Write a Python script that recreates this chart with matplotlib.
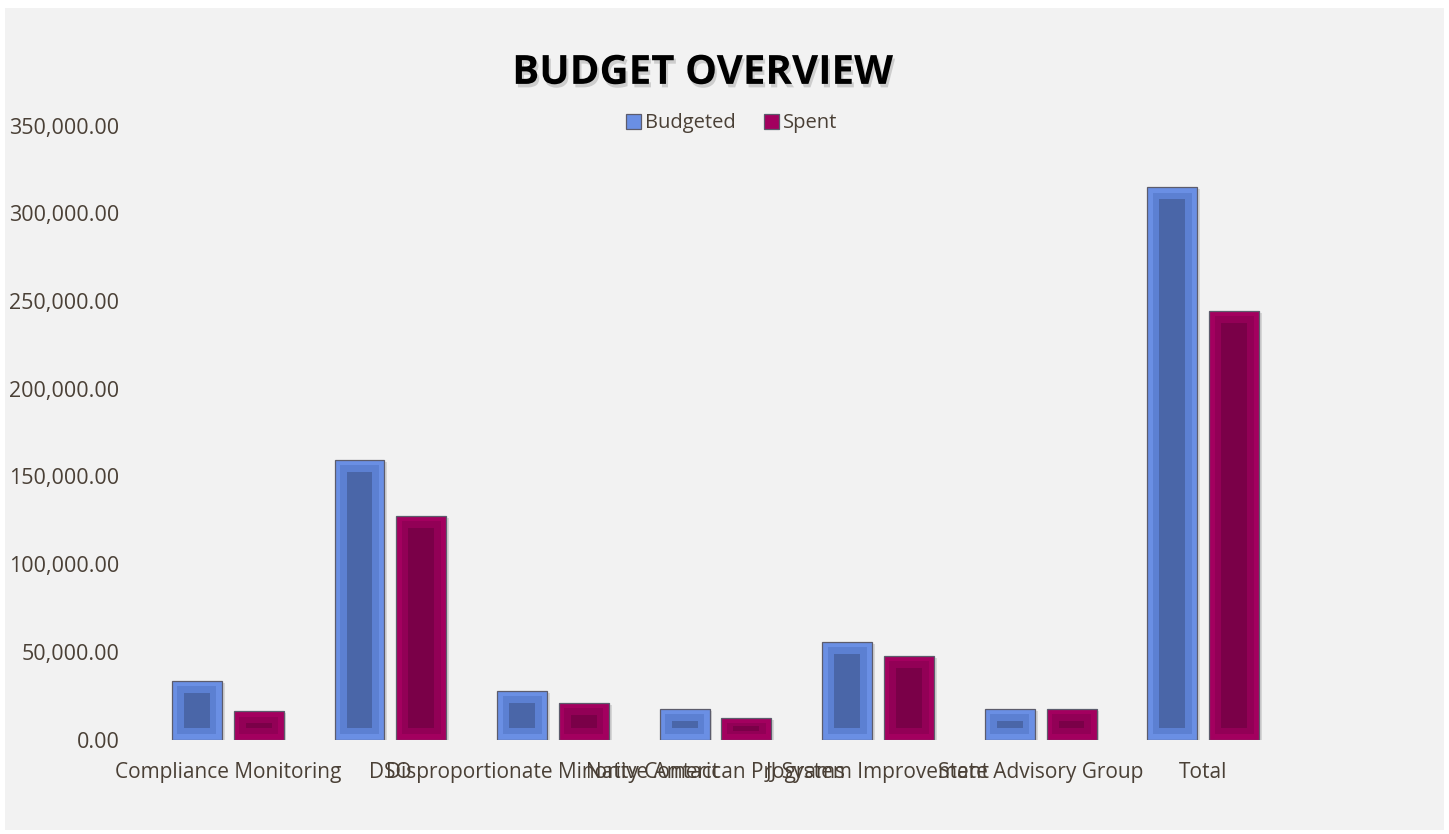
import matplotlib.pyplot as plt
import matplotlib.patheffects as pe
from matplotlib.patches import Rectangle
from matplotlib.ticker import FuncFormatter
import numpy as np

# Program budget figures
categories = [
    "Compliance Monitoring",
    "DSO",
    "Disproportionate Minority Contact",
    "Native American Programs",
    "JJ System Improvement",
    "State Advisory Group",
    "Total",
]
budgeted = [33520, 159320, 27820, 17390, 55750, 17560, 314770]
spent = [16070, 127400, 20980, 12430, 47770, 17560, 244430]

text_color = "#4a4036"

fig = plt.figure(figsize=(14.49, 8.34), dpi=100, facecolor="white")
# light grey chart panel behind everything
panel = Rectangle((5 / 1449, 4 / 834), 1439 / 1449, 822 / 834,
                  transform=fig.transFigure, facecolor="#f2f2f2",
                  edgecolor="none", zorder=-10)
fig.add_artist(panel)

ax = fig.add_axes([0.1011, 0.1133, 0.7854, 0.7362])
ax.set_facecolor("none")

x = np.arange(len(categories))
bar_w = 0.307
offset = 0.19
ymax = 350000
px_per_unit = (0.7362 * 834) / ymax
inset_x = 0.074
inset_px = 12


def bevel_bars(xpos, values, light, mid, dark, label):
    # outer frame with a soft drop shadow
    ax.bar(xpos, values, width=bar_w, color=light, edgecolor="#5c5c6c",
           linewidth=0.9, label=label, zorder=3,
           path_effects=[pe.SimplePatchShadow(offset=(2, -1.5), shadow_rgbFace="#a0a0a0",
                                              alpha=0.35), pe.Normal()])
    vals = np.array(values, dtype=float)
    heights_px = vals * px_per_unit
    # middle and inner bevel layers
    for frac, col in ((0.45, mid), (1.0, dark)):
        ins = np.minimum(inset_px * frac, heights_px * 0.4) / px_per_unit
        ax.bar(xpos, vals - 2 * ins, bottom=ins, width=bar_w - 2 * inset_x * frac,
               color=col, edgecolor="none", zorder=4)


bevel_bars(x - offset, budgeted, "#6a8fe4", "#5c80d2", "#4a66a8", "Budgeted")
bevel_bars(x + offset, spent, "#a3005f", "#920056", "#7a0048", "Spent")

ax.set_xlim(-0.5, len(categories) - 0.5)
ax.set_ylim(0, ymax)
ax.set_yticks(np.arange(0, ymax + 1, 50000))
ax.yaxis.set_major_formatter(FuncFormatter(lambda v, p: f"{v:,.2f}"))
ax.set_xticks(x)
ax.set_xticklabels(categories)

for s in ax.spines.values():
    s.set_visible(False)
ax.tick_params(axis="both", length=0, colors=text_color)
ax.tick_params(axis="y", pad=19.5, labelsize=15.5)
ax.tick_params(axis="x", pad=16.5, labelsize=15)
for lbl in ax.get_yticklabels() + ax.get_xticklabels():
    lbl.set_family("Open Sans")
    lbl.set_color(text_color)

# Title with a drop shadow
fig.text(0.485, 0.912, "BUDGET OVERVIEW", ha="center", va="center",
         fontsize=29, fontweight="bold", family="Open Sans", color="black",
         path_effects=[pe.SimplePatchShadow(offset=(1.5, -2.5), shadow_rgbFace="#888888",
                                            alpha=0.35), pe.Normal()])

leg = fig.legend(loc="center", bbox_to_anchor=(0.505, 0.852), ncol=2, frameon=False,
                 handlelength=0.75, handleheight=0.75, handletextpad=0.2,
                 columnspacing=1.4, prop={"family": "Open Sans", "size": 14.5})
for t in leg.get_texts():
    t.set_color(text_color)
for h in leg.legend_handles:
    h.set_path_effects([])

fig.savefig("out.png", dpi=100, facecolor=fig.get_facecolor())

•••

*TASK DETAILS:* From the listing above, return each line with the word "chart".

*PROBLEM SOLUTION:*
Write a Python script that recreates this chart with matplotlib.
# light grey chart panel behind everything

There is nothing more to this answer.